The “Fabulous Ice Age” chronicles the Golden Era of theatrical ice-skating and answers the question, “What Happened to the Great Ice Shows of the past?”
- Movie clips, movie posters, show costumes and many black-and-white images spotlight Norway’s Sonja Henie, considered the “mother” of the ice shows.
- Classic PR photos of chorus lines in amazing costumes that introduce viewers to Shipstads and Johnson Ice Follies, the first touring ice show in America.
- Through a movie clip from “Pin Up Girl,” we meet Gloria Nord, a legend who helped pioneer a ballet- style approach to skating, initially on wheels and later on ice.
- Former skaters tell inside stories such as how Ice Capades management required skaters to attend mass, turned backstage phone booths into confessionals and had bed checks at night.
- Thanks to the invention of larger portable ice rinks, the ice shows traveled to far-flung countries. Captured in still photos and posters are images of the sell-out crowds in unlikely venues from Roman coliseums to Mexican bullrings to European football stadiums.

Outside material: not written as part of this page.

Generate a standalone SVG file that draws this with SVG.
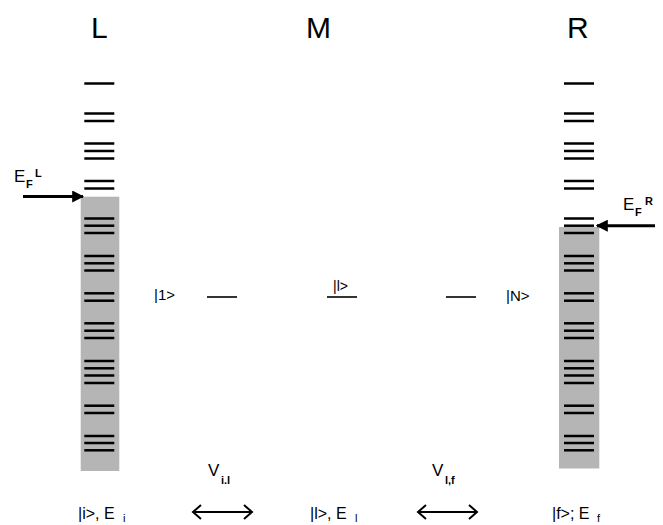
<svg xmlns="http://www.w3.org/2000/svg" width="663" height="525" viewBox="0 0 663 525">
<style>
text{font-family:"Liberation Sans",Arial,sans-serif;fill:#000}
.title{font-size:30px}
.lv{stroke:#000;stroke-width:2.5}
.ml{stroke:#000;stroke-width:1.6}
.band{fill:#b5b5b5}
.ef{stroke:#000;stroke-width:3;fill:none}
.dbl{stroke:#000;stroke-width:2;fill:none}
</style>
<defs>
<marker id="tri" viewBox="0 0 10 10" refX="9" refY="5" markerWidth="4" markerHeight="4" orient="auto" markerUnits="strokeWidth">
<path d="M0,0 L10,5 L0,10 z" fill="#000"/>
</marker>
<g id="levels">
<line class="lv" x1="0" y1="83.5" x2="30" y2="83.5"/>
<line class="lv" x1="0" y1="113.5" x2="30" y2="113.5"/>
<line class="lv" x1="0" y1="121" x2="30" y2="121"/>
<line class="lv" x1="0" y1="143.5" x2="30" y2="143.5"/>
<line class="lv" x1="0" y1="151" x2="30" y2="151"/>
<line class="lv" x1="0" y1="158.5" x2="30" y2="158.5"/>
<line class="lv" x1="0" y1="181" x2="30" y2="181"/>
<line class="lv" x1="0" y1="188.5" x2="30" y2="188.5"/>
<line class="lv" x1="0" y1="218.5" x2="30" y2="218.5"/>
<line class="lv" x1="0" y1="225.7" x2="30" y2="225.7"/>
<line class="lv" x1="0" y1="233" x2="30" y2="233"/>
<line class="lv" x1="0" y1="256" x2="30" y2="256"/>
<line class="lv" x1="0" y1="263.3" x2="30" y2="263.3"/>
<line class="lv" x1="0" y1="270.5" x2="30" y2="270.5"/>
<line class="lv" x1="0" y1="293.3" x2="30" y2="293.3"/>
<line class="lv" x1="0" y1="300.7" x2="30" y2="300.7"/>
<line class="lv" x1="0" y1="323.3" x2="30" y2="323.3"/>
<line class="lv" x1="0" y1="330.7" x2="30" y2="330.7"/>
<line class="lv" x1="0" y1="338" x2="30" y2="338"/>
<line class="lv" x1="0" y1="361" x2="30" y2="361"/>
<line class="lv" x1="0" y1="368.3" x2="30" y2="368.3"/>
<line class="lv" x1="0" y1="375.5" x2="30" y2="375.5"/>
<line class="lv" x1="0" y1="383" x2="30" y2="383"/>
<line class="lv" x1="0" y1="405.7" x2="30" y2="405.7"/>
<line class="lv" x1="0" y1="413" x2="30" y2="413"/>
<line class="lv" x1="0" y1="436" x2="30" y2="436"/>
<line class="lv" x1="0" y1="443" x2="30" y2="443"/>
<line class="lv" x1="0" y1="450.3" x2="30" y2="450.3"/>
</g>
</defs>

<g id="lead-L">
<rect class="band" x="80.7" y="196.7" width="38.6" height="274.3"/>
<use href="#levels" x="84.3" y="0"/>
<text class="title" x="91" y="38">L</text>
</g>

<g id="lead-R">
<rect class="band" x="559" y="227" width="40.3" height="241.5"/>
<use href="#levels" x="564" y="0"/>
<text class="title" x="567" y="38">R</text>
</g>

<g id="molecule">
<text class="title" x="306" y="38">M</text>
<line class="ml" x1="207" y1="297" x2="237" y2="297"/>
<line class="ml" x1="327" y1="297" x2="357" y2="297"/>
<line class="ml" x1="446" y1="297" x2="476" y2="297"/>
<text x="154" y="300" font-size="15">|1&gt;</text>
<text x="333" y="291" font-size="14">|l&gt;</text>
<text x="506" y="301" font-size="15">|N&gt;</text>
</g>

<g id="fermi-L">
<text x="14" y="182" font-size="17">E</text>
<text x="26" y="188" font-size="11" font-weight="bold">F</text>
<text x="35" y="177" font-size="11" font-weight="bold">L</text>
</g>
<g id="fermi-R">
<text x="623" y="210" font-size="17">E</text>
<text x="635" y="216" font-size="11" font-weight="bold">F</text>
<text x="645" y="205" font-size="11" font-weight="bold">R</text>
</g>

<g id="labels">
<text x="208" y="476" font-size="17">V</text>
<text x="221" y="484" font-size="11" font-weight="bold">i.l</text>
<text x="432" y="476" font-size="17">V</text>
<text x="445" y="484" font-size="11" font-weight="bold">l,f</text>
<text x="78" y="519" font-size="16">|i&gt;, E</text>
<text x="123" y="522" font-size="11">i</text>
<text x="310" y="519" font-size="16">|l&gt;, E</text>
<text x="355" y="522" font-size="11">l</text>
<text x="552" y="519" font-size="16">|f&gt;; E</text>
<text x="597" y="522" font-size="11">f</text>
</g>

<g id="connectors">
<line class="ef" x1="23" y1="196.5" x2="83" y2="196.5" marker-end="url(#tri)"/>
<line class="ef" x1="655" y1="225.7" x2="597" y2="225.7" marker-end="url(#tri)"/>
<g class="dbl">
<line x1="193" y1="512" x2="252" y2="512"/>
<polyline points="201,505 193,512 201,519"/>
<polyline points="244,505 252,512 244,519"/>
<line x1="418" y1="512" x2="477" y2="512"/>
<polyline points="426,505 418,512 426,519"/>
<polyline points="469,505 477,512 469,519"/>
</g>
</g>
</svg>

- Newspaper headlines reveal how ice shows went behind the Iron Curtain as part of a cultural exchange, putting skaters in the surprising role of artist ambassadors for the West.

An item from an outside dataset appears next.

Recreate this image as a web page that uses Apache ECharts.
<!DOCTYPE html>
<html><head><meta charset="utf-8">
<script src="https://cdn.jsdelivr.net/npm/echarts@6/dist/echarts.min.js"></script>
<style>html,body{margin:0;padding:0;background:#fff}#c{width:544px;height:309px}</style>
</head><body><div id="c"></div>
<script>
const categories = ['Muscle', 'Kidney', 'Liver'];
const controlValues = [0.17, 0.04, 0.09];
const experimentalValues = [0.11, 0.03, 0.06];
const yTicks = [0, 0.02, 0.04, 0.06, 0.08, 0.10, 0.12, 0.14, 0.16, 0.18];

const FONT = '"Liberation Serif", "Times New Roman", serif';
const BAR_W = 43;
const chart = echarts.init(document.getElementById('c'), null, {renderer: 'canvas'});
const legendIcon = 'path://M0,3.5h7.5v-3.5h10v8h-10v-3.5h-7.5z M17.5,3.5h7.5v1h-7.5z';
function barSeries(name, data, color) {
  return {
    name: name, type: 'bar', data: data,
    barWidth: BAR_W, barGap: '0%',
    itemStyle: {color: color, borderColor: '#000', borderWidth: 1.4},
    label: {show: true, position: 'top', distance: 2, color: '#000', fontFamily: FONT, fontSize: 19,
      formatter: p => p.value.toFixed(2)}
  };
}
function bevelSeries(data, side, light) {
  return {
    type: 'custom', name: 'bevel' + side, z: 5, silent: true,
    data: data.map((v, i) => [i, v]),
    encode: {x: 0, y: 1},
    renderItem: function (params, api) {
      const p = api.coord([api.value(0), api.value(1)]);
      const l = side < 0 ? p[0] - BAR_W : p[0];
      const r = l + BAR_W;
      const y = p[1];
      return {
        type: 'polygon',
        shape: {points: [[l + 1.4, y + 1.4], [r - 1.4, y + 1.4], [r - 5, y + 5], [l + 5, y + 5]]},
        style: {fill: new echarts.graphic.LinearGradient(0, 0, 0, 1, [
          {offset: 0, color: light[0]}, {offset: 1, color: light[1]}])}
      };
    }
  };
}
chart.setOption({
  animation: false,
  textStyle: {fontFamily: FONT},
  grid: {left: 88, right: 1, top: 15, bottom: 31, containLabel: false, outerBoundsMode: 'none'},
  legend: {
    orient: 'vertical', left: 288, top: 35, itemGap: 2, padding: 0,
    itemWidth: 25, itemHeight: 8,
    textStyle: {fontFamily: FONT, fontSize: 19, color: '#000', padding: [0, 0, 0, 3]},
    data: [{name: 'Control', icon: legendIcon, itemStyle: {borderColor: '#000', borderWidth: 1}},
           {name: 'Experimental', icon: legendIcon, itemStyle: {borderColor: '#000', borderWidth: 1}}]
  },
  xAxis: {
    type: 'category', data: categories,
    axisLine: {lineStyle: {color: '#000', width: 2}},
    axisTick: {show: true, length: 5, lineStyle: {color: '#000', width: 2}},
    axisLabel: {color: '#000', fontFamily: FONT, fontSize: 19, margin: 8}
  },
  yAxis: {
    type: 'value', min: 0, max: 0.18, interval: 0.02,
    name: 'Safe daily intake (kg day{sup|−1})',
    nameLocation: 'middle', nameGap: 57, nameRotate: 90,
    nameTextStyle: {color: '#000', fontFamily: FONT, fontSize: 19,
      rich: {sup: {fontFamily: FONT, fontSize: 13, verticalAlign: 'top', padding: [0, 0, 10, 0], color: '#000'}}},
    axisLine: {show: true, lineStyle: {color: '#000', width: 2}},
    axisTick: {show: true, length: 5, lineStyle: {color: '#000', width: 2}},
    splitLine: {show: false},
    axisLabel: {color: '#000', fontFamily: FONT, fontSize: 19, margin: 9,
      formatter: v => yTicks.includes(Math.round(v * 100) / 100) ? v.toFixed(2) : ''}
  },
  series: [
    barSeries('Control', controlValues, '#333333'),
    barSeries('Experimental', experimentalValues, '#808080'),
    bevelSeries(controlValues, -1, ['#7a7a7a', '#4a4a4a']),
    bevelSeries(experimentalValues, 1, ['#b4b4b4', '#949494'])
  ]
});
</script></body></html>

- Rare film footage and photos capture the emotional reaction of Eastern Block audiences to Holiday on Ice’s grand finale, presenting American and host country flags, side by side.
- Backstage photos show heads of state and royalty, including the Nikita Khrushchev, Nehru, King Constantine of Greece, Princess Grace Kelly, and the king and queen of Thailand mingling with ice show cast members.
Dynamic former skater turned producer Tom Collins pioneered exhibition-style shows featuring reigning Olympic champions performing competition numbers, one at a time and Kenneth Feld created Disney on Ice for children and families, which in time, spelled the end of Ice Follies, Ice Capades and Holiday on Ice, as skaters and audiences had previously known them.